26 July 2013

The Right-Wing Campaign against Health Insurance

This week’s exploration of OIP Derangement Syndrome comes from Norm Ornstein of the center-right American Enterprise Institute writing in the National Journal

When Mike Lee pledges to try to shut down the government unless President Obama knuckles under and defunds Obamacare entirely, it is not news—it is par for the course for the take-no-prisoners extremist senator from Utah. When the Senate Republicans' No. 2 and No. 3 leaders, John Cornyn and John Thune, sign on to the blackmail plan, it is news—of the most depressing variety. . . .

to do everything possible to undercut and destroy its [the health-insurance reform law’s] implementation—which in this case means finding ways to deny coverage to many who lack any health insurance; to keep millions who might be able to get better and cheaper coverage in the dark about their new options; to create disruption for the health providers who are trying to implement the law, including insurers, hospitals, and physicians; to threaten the even greater disruption via a government shutdown or breach of the debt limit in order to blackmail the president into abandoning the law; and to hope to benefit politically from all the resulting turmoil—is simply unacceptable, even contemptible. One might expect this kind of behavior from a few grenade-throwing firebrands. That the effort is spearheaded by the Republican leaders of the House and Senate—even if Speaker John Boehner is motivated by fear of his caucus, and McConnell and Cornyn by fear of Kentucky and Texas Republican activists—takes one's breath away.
Reuters reported on another aspect of this campaign:
Americans for Prosperity launched a $1 million TV ad campaign against the healthcare law this summer to test its message in swing states of Virginia and Ohio. The 30-second ad presents a young pregnant mother who asks questions that suggest the law will raise premiums, reduce paychecks, prevent people from picking their own doctors and leave her family's healthcare to "the folks in Washington."
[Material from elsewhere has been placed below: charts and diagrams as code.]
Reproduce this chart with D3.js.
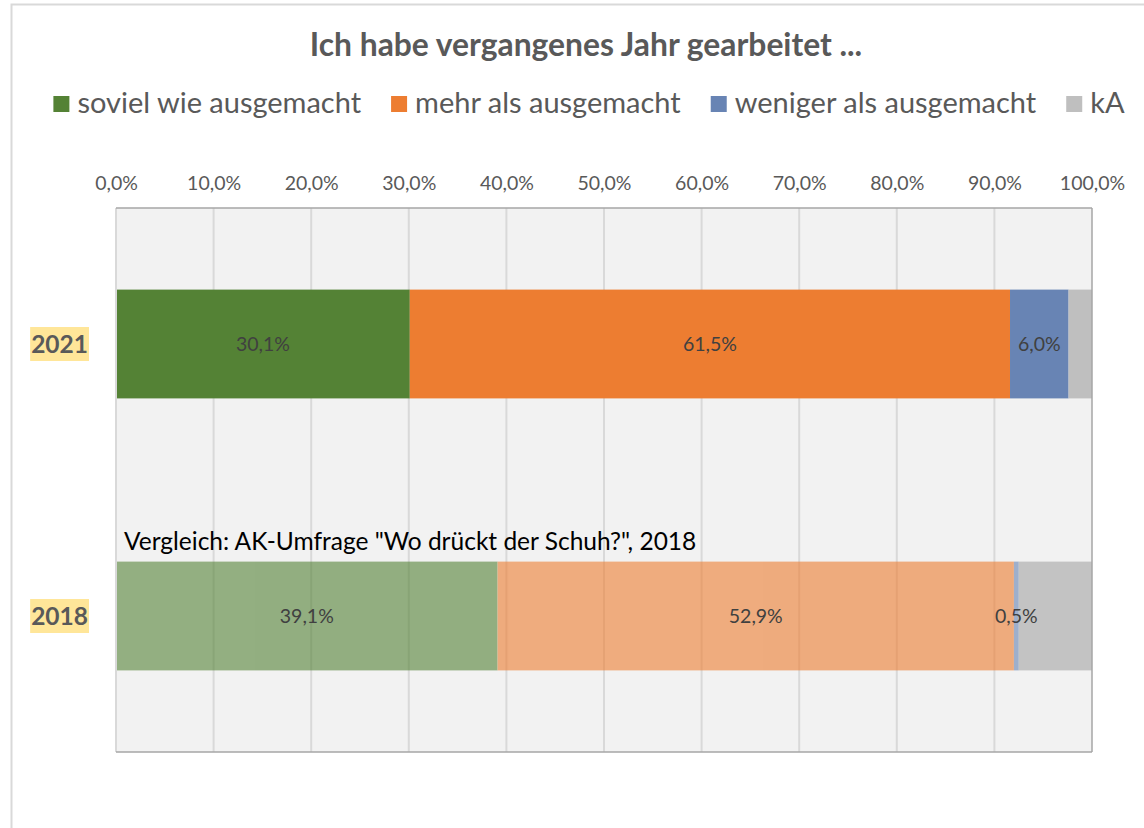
<!DOCTYPE html>
<html>
<head>
<meta charset="utf-8">
<script src="https://cdn.jsdelivr.net/npm/d3@7"></script>
<style>
    body { margin: 0; background: #fff; }
    text { font-family: Lato, "Open Sans", sans-serif; }
</style>
</head>
<body>
<div id="chart"></div>
<script>
    // Data
    const years = ["2021", "2018"];
    const categories = ["soviel wie ausgemacht", "mehr als ausgemacht", "weniger als ausgemacht", "kA"];
    const values2021 = [30.1, 61.5, 6.0, 2.4];
    const values2018 = [39.1, 52.9, 0.5, 7.5];
    const labels2021 = ["30,1%", "61,5%", "6,0%", ""];
    const labels2018 = ["39,1%", "52,9%", "0,5%", ""];
    const ticks = [0, 10, 20, 30, 40, 50, 60, 70, 80, 90, 100];
    const colors = ["#548235", "#ed7d31", "#6884b4", "#bfbfbf"];
    const colors2018 = ["#548235", "#ed7d31", "#6884b4", "#a5a5a5"];
    const note = "Vergleich: AK-Umfrage \"Wo drückt der Schuh?\", 2018";

    const W = 1144, H = 828;
    const margin = { top: 208, right: 52, bottom: 76, left: 116 };
    const width = W - margin.left - margin.right;
    const height = H - margin.top - margin.bottom;

    const rows = [
        { year: "2021", values: values2021, labels: labels2021, colors: colors, opacity: 1 },
        { year: "2018", values: values2018, labels: labels2018, colors: colors2018, opacity: 0.6 }
    ];

    const svg = d3.select("#chart").append("svg")
        .attr("width", W)
        .attr("height", H)
        .attr("viewBox", [0, 0, W, H]);

    // chart frame
    svg.append("path")
        .attr("d", `M11.5,${H} V4.5 H${W}`)
        .attr("fill", "none")
        .attr("stroke", "#d9d9d9")
        .attr("stroke-width", 2);

    // Title
    svg.append("text")
        .attr("x", 586)
        .attr("y", 56)
        .attr("text-anchor", "middle")
        .attr("font-size", 31.8)
        .attr("font-weight", "bold")
        .attr("fill", "#595959")
        .text("Ich habe vergangenes Jahr gearbeitet ...");

    // Legend
    const legend = svg.append("g");
    let lx = 0;
    categories.forEach((c, i) => {
        const item = legend.append("g").attr("transform", `translate(${lx},0)`);
        item.append("rect")
            .attr("x", 0).attr("y", -17)
            .attr("width", 16).attr("height", 16)
            .attr("fill", colors[i]);
        const t = item.append("text")
            .attr("x", 24)
            .attr("y", 0)
            .attr("font-size", 29)
            .attr("fill", "#595959")
            .text(c);
        lx += 24 + t.node().getComputedTextLength() + 30;
    });
    const legendW = lx - 30;
    legend.attr("transform", `translate(${(52 + 1126) / 2 - legendW / 2},113)`);

    const chart = svg.append("g")
        .attr("transform", `translate(${margin.left},${margin.top})`);

    const x = d3.scaleLinear().domain([0, 100]).range([0, width]);
    const y = d3.scaleBand().domain(years).range([0, height]).paddingInner(0.6).paddingOuter(0.3);

    // Plot area background
    chart.append("rect")
        .attr("width", width)
        .attr("height", height)
        .attr("fill", "#f2f2f2");

    // Grid lines
    chart.append("g")
        .selectAll("line")
        .data(ticks.slice(1, -1))
        .join("line")
        .attr("x1", d => x(d)).attr("x2", d => x(d))
        .attr("y1", 0).attr("y2", height)
        .attr("stroke", "#d9d9d9")
        .attr("stroke-width", 2);

    // Top axis labels
    chart.append("g")
        .call(d3.axisTop(x).tickValues(ticks).tickSize(0).tickPadding(18)
            .tickFormat(d => d3.format(".1f")(d).replace(".", ",") + "%"))
        .call(g => g.select(".domain").remove())
        .selectAll("text")
        .attr("font-family", "Lato, sans-serif")
        .attr("font-size", 19.5)
        .attr("fill", "#595959");

    // Stacked bars
    rows.forEach(r => {
        let acc = 0;
        const segs = r.values.map((v, i) => {
            const s = { x0: acc, x1: acc + v, label: r.labels[i], color: r.colors[i] };
            acc += v;
            return s;
        });
        const g = chart.append("g").attr("opacity", r.opacity);
        g.selectAll("rect")
            .data(segs)
            .join("rect")
            .attr("x", d => x(d.x0))
            .attr("width", d => x(d.x1) - x(d.x0))
            .attr("y", y(r.year))
            .attr("height", y.bandwidth())
            .attr("fill", d => d.color);
        chart.append("g")
            .selectAll("text")
            .data(segs.filter(d => d.label))
            .join("text")
            .attr("x", d => x((d.x0 + d.x1) / 2))
            .attr("y", y(r.year) + y.bandwidth() / 2 + 7)
            .attr("text-anchor", "middle")
            .attr("font-size", 19.5)
            .attr("fill", "#404040")
            .text(d => d.label);
    });

    // Plot area borders
    chart.append("line").attr("x1", 0).attr("x2", 0).attr("y1", 0).attr("y2", height)
        .attr("stroke", "#d9d9d9").attr("stroke-width", 2);
    chart.append("line").attr("x1", width).attr("x2", width).attr("y1", 0).attr("y2", height)
        .attr("stroke", "#a6a6a6").attr("stroke-width", 1.5);
    chart.append("line").attr("x1", 0).attr("x2", width).attr("y1", 0).attr("y2", 0)
        .attr("stroke", "#a6a6a6").attr("stroke-width", 1.5);
    chart.append("line").attr("x1", 0).attr("x2", width).attr("y1", height).attr("y2", height)
        .attr("stroke", "#a6a6a6").attr("stroke-width", 1.5);

    // Year labels with highlight
    years.forEach(yr => {
        const cy = margin.top + y(yr) + y.bandwidth() / 2;
        const hl = svg.append("rect")
            .attr("fill", "#ffe699");
        const t = svg.append("text")
            .attr("x", 88)
            .attr("y", cy + 9)
            .attr("text-anchor", "end")
            .attr("font-size", 24.5)
            .attr("font-weight", "bold")
            .attr("fill", "#595959")
            .text(yr);
        const b = t.node().getBBox();
        hl.attr("x", b.x - 1).attr("y", cy - 17).attr("width", b.width + 2).attr("height", 34);
    });

    // Comparison note
    chart.append("text")
        .attr("x", 8)
        .attr("y", y("2018") - 12)
        .attr("font-size", 24.5)
        .attr("fill", "#000")
        .text(note);
</script>
</body>
</html>
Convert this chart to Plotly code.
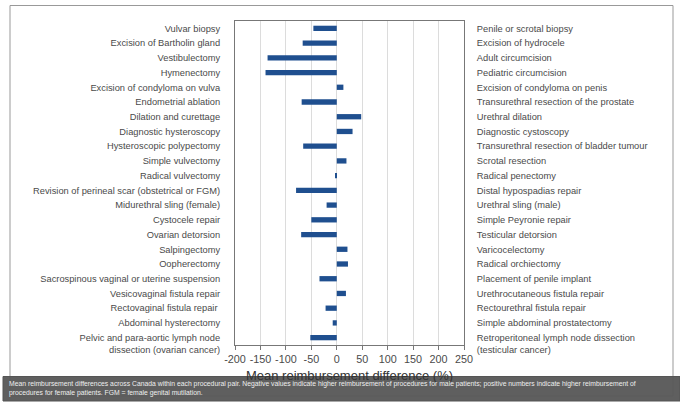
import plotly.graph_objects as go

# procedural pairs: female procedure (left) vs male procedure (right)
female_procs = [
    "Vulvar biopsy",
    "Excision of Bartholin gland",
    "Vestibulectomy",
    "Hymenectomy",
    "Excision of condyloma on vulva",
    "Endometrial ablation",
    "Dilation and curettage",
    "Diagnostic hysteroscopy",
    "Hysteroscopic polypectomy",
    "Simple vulvectomy",
    "Radical vulvectomy",
    "Revision of perineal scar (obstetrical or FGM)",
    "Midurethral sling (female)",
    "Cystocele repair",
    "Ovarian detorsion",
    "Salpingectomy",
    "Oopherectomy",
    "Sacrospinous vaginal or uterine suspension",
    "Vesicovaginal fistula repair",
    "Rectovaginal fistula repair ",
    "Abdominal hysterectomy",
    "Pelvic and para-aortic lymph node<br>dissection (ovarian cancer)",
]
male_procs = [
    "Penile or scrotal biopsy",
    "Excision of hydrocele",
    "Adult circumcision",
    "Pediatric circumcision",
    "Excision of condyloma on penis",
    "Transurethral resection of the prostate",
    "Urethral dilation",
    "Diagnostic cystoscopy",
    "Transurethral resection of bladder tumour",
    "Scrotal resection",
    "Radical penectomy",
    "Distal hypospadias repair",
    "Urethral sling (male)",
    "Simple Peyronie repair",
    "Testicular detorsion",
    "Varicocelectomy",
    "Radical orchiectomy",
    "Placement of penile implant",
    "Urethrocutaneous fistula repair",
    "Rectourethral fistula repair",
    "Simple abdominal prostatectomy",
    "Retroperitoneal lymph node dissection<br>(testicular cancer)",
]
diff_pct = [-46, -67, -136, -140, 13, -69, 48, 31, -66, 19, -2,
            -80, -20, -50, -70, 21, 22, -34, 18, -22, -8, -52]

x_ticks = [-200, -150, -100, -50, 0, 50, 100, 150, 200, 250]
x_tick_labels = ["-200", "-150", "-100", "-50", "0", "50", "100", "150", "200", "250"]

caption = ("Mean reimbursement differences across Canada within each procedural pair. "
           "Negative values indicate higher reimbursement of procedures for male patients; "
           "positive numbers indicate higher reimbursement of<br>procedures for female patients. "
           "FGM = female genital mutilation.")

W, H = 680, 405
L, R, T, B = 235, 216, 21, 60


def px(x):
    return (x - L) / (W - L - R)


def py(y):
    return 1 - (y - T) / (H - T - B)


def hang(labels):
    # two-line labels hang below their bar: pad with an empty line on top
    return [" <br>" + s if "<br>" in s else s for s in labels]


n = len(female_procs)
y_range = [n - 0.5, -0.5]

fig = go.Figure()
fig.add_trace(go.Bar(
    x=diff_pct, y=female_procs, orientation="h",
    marker=dict(color="#1f4f8f", line=dict(width=0)),
    width=0.36, yaxis="y", showlegend=False,
))
# invisible trace so the right-hand axis carries the male procedure names
fig.add_trace(go.Scatter(
    x=diff_pct, y=male_procs, mode="markers",
    marker=dict(opacity=0), yaxis="y2", showlegend=False, hoverinfo="skip",
))

lab_font = dict(family="Liberation Sans", size=9.3, color="#4a4a4a")

fig.update_layout(
    width=W, height=H,
    margin=dict(l=L, r=R, t=T, b=B),
    paper_bgcolor="white", plot_bgcolor="white",
    font=dict(family="Liberation Sans"),
    xaxis=dict(
        range=[-200, 250], tickvals=x_ticks, ticktext=x_tick_labels,
        showgrid=True, gridcolor="#dcdcdc", gridwidth=1, zeroline=False,
        showline=True, linecolor="#777", linewidth=1, mirror=True,
        ticks="outside", ticklen=4, tickcolor="#777",
        tickfont=dict(family="Liberation Sans", size=10.8, color="#4a4a4a"),
        title=dict(text="Mean reimbursement difference (%)", standoff=6,
                   font=dict(family="Liberation Sans", size=13, color="#333")),
    ),
    yaxis=dict(
        type="category", categoryorder="array", categoryarray=female_procs,
        tickmode="array", tickvals=female_procs, ticktext=hang(female_procs),
        range=y_range, autorange=False, showgrid=False, zeroline=False,
        showline=True, linecolor="#777", linewidth=1,
        ticks="", ticklabelstandoff=12, tickfont=lab_font,
    ),
    yaxis2=dict(
        type="category", categoryorder="array", categoryarray=male_procs,
        tickmode="array", tickvals=male_procs, ticktext=hang(male_procs),
        range=y_range, autorange=False, overlaying="y", side="right",
        showgrid=False, zeroline=False,
        showline=True, linecolor="#777", linewidth=1,
        ticks="", ticklabelstandoff=10, tickfont=lab_font,
    ),
    shapes=[
        # outer frame
        dict(type="rect", xref="paper", yref="paper",
             x0=px(10), x1=px(673), y0=py(396), y1=py(5.5),
             line=dict(color="#999", width=1), fillcolor="rgba(0,0,0,0)"),
        # caption bar
        dict(type="rect", xref="paper", yref="paper",
             x0=px(3), x1=px(680), y0=py(401), y1=py(376.5),
             line=dict(color="#555", width=1), fillcolor="rgba(88,88,88,0.96)"),
    ],
    annotations=[
        dict(text=caption, xref="paper", yref="paper", x=px(7), y=py(388.5),
             xanchor="left", yanchor="middle", align="left", showarrow=False,
             font=dict(family="Liberation Sans", size=6.8, color="#eeeeee")),
    ],
)

# page body has a default 8px margin; drop it so the figure sits at the window corner
fig.write_html("out.html", config={"displayModeBar": False},
               post_script="document.body.style.margin='0';")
The group plans a bigger push on TV and social media to persuade young people, especially men under 30, to see the healthcare law as a high-cost liability directed at them.
That group’s old ally, FreedomWorks, is actually trying to convince young people to refuse to join the health-insurance system. That’s right: these right-wing groups are campaigning to convince young pregnant women and men under thirty from obtaining health insurance.

Andrew Sullivan adds
I should realize this by now, but the current GOP clearly believes it is the only legitimate governing party in the US and its response to a loss is to intensify its rage. They never forgave Clinton for being re-elected; and the idea they’d let a black president leave a legacy behind is obviously inconceivable to them. And yes, that’s calling them irrational and not a little racist. But how else do you explain people who are actively attempting to persuade young adults not to get health insurance?